10.1. Extended services in the Z39.50 protocol

The Z39.50 standard allows servers to accept special binary extended services protocol packages, which may be used to insert, update and delete records into servers. These carry control and update information to the servers, which are encoded in seven package fields:

Table 6.1. Extended services Z39.50 Package Fields

ParameterValueNotes
type'update'Must be set to trigger extended services
actionstring Extended service action type with one of four possible values: recordInsert, recordReplace, recordDelete, and specialUpdate
recordXML stringAn XML formatted string containing the record
syntax'xml'XML/SUTRS/MARC. GRS-1 not supported. The default filter (record type) as given by recordType in zebra.cfg is used to parse the record.
recordIdOpaquestring Optional client-supplied, opaque record identifier used under insert operations.
recordIdNumber positive numberZebra's internal system number, not allowed for recordInsert or specialUpdate actions which result in fresh record inserts.
databaseNamedatabase identifier The name of the database to which the extended services should be applied.

The action parameter can be any of recordInsert (will fail if the record already exists), recordReplace (will fail if the record does not exist), recordDelete (will fail if the record does not exist), and specialUpdate (will insert or update the record as needed, record deletion is not possible).

During all actions, the usual rules for internal record ID generation apply, unless an optional recordIdNumber Zebra internal ID or a recordIdOpaque string identifier is assigned. The default ID generation is configured using the recordId: from zebra.cfg. See Section 2, “The Zebra Configuration File”.

Setting of the recordIdNumber parameter, which must be an existing Zebra internal system ID number, is not allowed during any recordInsert or specialUpdate action resulting in fresh record inserts.

When retrieving existing records indexed with GRS-1 indexing filters, the Zebra internal ID number is returned in the field /*/id:idzebra/localnumber in the namespace xmlns:id="http://www.indexdata.dk/zebra/", where it can be picked up for later record updates or deletes.

A new element set for retrieval of internal record data has been added, which can be used to access minimal records containing only the recordIdNumber Zebra internal ID, or the recordIdOpaque string identifier. This works for any indexing filter used. See Section 4, “Retrieval of Zebra internal record data”.

The recordIdOpaque string parameter is an client-supplied, opaque record identifier, which may be used under insert, update and delete operations. The client software is responsible for assigning these to records. This identifier will replace zebra's own automagic identifier generation with a unique mapping from recordIdOpaque to the Zebra internal recordIdNumber.
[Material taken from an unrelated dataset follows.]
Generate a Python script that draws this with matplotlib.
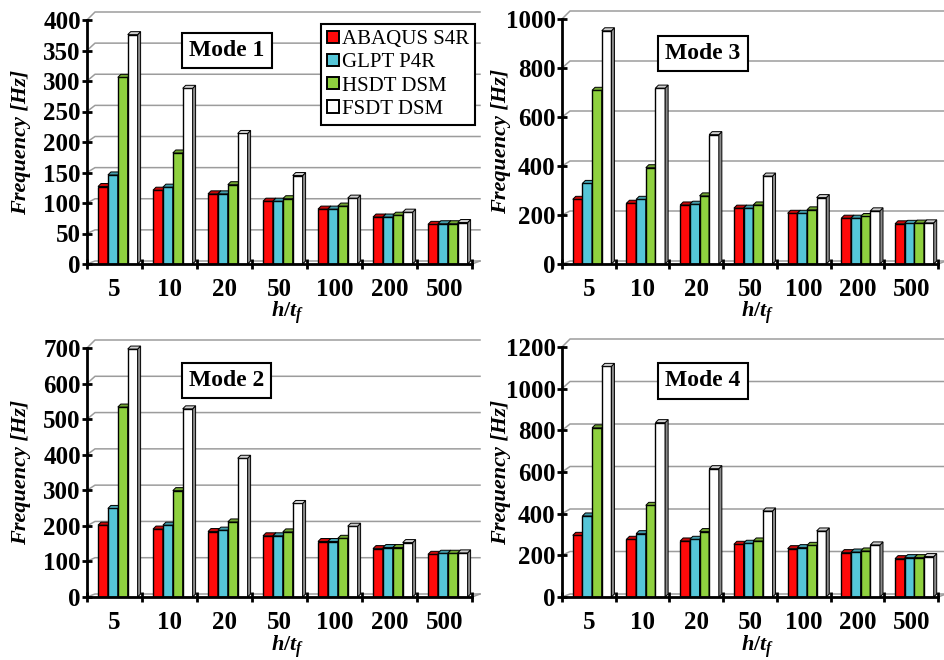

The opaque recordIdOpaque string identifiers are not visible in retrieval records, nor are searchable, so the value of this parameter is questionable. It serves mostly as a convenient mapping from application domain string identifiers to Zebra internal ID's.

10.2. Extended services from yaz-client

We can now start a yaz-client admin session and create a database:

      
      $ yaz-client localhost:9999 -u admin/secret
      Z> adm-create
      
     

Now the Default database was created, we can insert an XML file (esdd0006.grs from example/gils/records) and index it:

      
      Z> update insert id1234 esdd0006.grs
      
     

The 3rd parameter - id1234 here - is the recordIdOpaque package field.
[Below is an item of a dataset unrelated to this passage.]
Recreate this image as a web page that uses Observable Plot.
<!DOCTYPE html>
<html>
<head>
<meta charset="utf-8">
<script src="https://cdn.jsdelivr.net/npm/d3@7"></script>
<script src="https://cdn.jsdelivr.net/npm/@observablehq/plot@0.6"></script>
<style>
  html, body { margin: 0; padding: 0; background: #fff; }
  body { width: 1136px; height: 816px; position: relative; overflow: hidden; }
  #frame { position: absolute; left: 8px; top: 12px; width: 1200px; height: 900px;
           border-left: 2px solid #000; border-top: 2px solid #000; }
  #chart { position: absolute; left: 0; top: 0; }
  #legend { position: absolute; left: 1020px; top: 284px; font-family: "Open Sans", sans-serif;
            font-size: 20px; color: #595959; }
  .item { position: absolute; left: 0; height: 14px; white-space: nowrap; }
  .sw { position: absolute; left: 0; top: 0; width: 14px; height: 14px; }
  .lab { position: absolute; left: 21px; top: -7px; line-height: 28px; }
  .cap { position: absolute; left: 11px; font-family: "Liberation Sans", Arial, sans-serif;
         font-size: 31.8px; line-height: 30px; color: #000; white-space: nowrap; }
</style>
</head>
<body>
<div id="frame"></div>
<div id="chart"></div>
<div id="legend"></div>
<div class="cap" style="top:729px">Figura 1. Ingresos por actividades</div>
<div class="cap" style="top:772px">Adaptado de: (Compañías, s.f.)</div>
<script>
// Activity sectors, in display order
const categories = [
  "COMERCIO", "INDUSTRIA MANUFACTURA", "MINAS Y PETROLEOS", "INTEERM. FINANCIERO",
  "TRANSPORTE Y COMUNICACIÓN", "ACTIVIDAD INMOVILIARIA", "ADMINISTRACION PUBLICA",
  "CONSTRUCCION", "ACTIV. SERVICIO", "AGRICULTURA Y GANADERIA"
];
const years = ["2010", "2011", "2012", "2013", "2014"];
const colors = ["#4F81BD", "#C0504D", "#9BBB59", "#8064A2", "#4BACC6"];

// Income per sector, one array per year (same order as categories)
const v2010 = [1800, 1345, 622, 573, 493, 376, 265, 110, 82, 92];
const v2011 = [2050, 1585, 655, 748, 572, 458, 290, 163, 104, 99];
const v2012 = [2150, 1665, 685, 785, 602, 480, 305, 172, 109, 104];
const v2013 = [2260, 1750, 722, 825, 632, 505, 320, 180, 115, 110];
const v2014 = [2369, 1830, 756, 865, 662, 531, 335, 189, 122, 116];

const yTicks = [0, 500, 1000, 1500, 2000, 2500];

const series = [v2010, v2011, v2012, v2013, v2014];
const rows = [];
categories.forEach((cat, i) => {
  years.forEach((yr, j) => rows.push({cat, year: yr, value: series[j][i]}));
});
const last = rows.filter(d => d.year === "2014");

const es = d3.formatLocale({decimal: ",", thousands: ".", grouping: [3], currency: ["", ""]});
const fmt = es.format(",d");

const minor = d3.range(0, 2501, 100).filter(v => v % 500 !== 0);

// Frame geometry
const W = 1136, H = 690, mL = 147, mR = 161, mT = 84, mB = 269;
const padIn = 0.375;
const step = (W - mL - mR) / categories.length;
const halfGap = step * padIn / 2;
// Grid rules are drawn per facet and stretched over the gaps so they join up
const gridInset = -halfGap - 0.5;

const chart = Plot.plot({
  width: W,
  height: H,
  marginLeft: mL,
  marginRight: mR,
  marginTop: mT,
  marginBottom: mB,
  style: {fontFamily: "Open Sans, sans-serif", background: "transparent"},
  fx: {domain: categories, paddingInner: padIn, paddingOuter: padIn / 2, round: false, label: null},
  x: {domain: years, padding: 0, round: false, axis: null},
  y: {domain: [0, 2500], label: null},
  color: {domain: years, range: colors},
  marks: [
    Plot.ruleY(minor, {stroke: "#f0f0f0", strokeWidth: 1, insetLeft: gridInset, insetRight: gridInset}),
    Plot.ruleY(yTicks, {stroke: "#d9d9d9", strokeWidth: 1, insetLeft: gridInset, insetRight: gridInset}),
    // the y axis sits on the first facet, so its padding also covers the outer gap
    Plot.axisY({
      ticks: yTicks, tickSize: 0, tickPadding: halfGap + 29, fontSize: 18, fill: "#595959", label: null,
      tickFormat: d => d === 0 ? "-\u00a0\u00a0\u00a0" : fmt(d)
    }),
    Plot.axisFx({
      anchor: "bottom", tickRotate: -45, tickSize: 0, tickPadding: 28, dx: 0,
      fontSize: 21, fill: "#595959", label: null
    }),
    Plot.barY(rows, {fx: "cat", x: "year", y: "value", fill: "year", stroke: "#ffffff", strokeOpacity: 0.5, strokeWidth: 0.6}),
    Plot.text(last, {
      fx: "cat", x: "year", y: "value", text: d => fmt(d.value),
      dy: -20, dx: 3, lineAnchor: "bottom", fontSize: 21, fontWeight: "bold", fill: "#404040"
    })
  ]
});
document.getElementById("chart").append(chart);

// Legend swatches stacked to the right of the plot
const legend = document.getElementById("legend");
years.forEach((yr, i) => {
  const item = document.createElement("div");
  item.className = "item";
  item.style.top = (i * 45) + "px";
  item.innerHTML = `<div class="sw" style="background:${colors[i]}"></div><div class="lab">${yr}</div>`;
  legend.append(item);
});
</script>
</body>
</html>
Actually, we should have a way to specify "no opaque record id" for yaz-client's update command.. We'll fix that.

The newly inserted record can be searched as usual:

      
      Z> f utah
      Sent searchRequest.
      Received SearchResponse.
      Search was a success.
      Number of hits: 1, setno 1
      SearchResult-1: term=utah cnt=1
      records returned: 0
      Elapsed: 0.014179
      
     

Let's delete the beast, using the same recordIdOpaque string parameter:

      
      Z> update delete id1234
      No last record (update ignored)
      Z> update delete 1 esdd0006.grs
      Got extended services response
      Status: done
      Elapsed: 0.072441
      Z> f utah
      Sent searchRequest.
      Received SearchResponse.
      Search was a success.
      Number of hits: 0, setno 2
      SearchResult-1: term=utah cnt=0
      records returned: 0
      Elapsed: 0.013610
      
     

If shadow register is enabled in your zebra.cfg, you must run the adm-commit command

      
      Z> adm-commit
      
     

after each update session in order write your changes from the shadow to the life register space.

10.3. Extended services from yaz-php

Extended services are also available from the YAZ PHP client layer. An example of an YAZ-PHP extended service transaction is given here:

      
      $record = '<record><title>A fine specimen of a record</title></record>';

      $options = array('action' => 'recordInsert',
      'syntax' => 'xml',
      'record' => $record,
      'databaseName' => 'mydatabase'
      );

      yaz_es($yaz, 'update', $options);
      yaz_es($yaz, 'commit', array());
      yaz_wait();

      if ($error = yaz_error($yaz))
      echo "$error";
      
     

10.4. Extended services debugging guide

When debugging ES over PHP we recommend the following order of tests:

  • Make sure you have a nice record on your filesystem, which you can index from the filesystem by use of the zebraidx command. Do it exactly as you planned, using one of the GRS-1 filters, or the DOMXML filter. When this works, proceed.

  • Check that your server setup is OK before you even coded one single line PHP using ES. Take the same record form the file system, and send as ES via yaz-client like described in Section 10.2, “Extended services from yaz-client”, and remember the -a option which tells you what goes over the wire! Notice also the section on permissions: try

            perm.anonymous: rw
           

    in zebra.cfg to make sure you do not run into permission problems (but never expose such an insecure setup on the internet!!!). Then, make sure to set the general recordType instruction, pointing correctly to the GRS-1 filters, or the DOMXML filters.

  • If you insist on using the sysno in the recordIdNumber setting, please make sure you do only updates and deletes. Zebra's internal system number is not allowed for recordInsert or specialUpdate actions which result in fresh record inserts.

  • If shadow register is enabled in your zebra.cfg, you must remember running the

            Z> adm-commit
           

    command as well.

  • If this works, then proceed to do the same thing in your PHP script.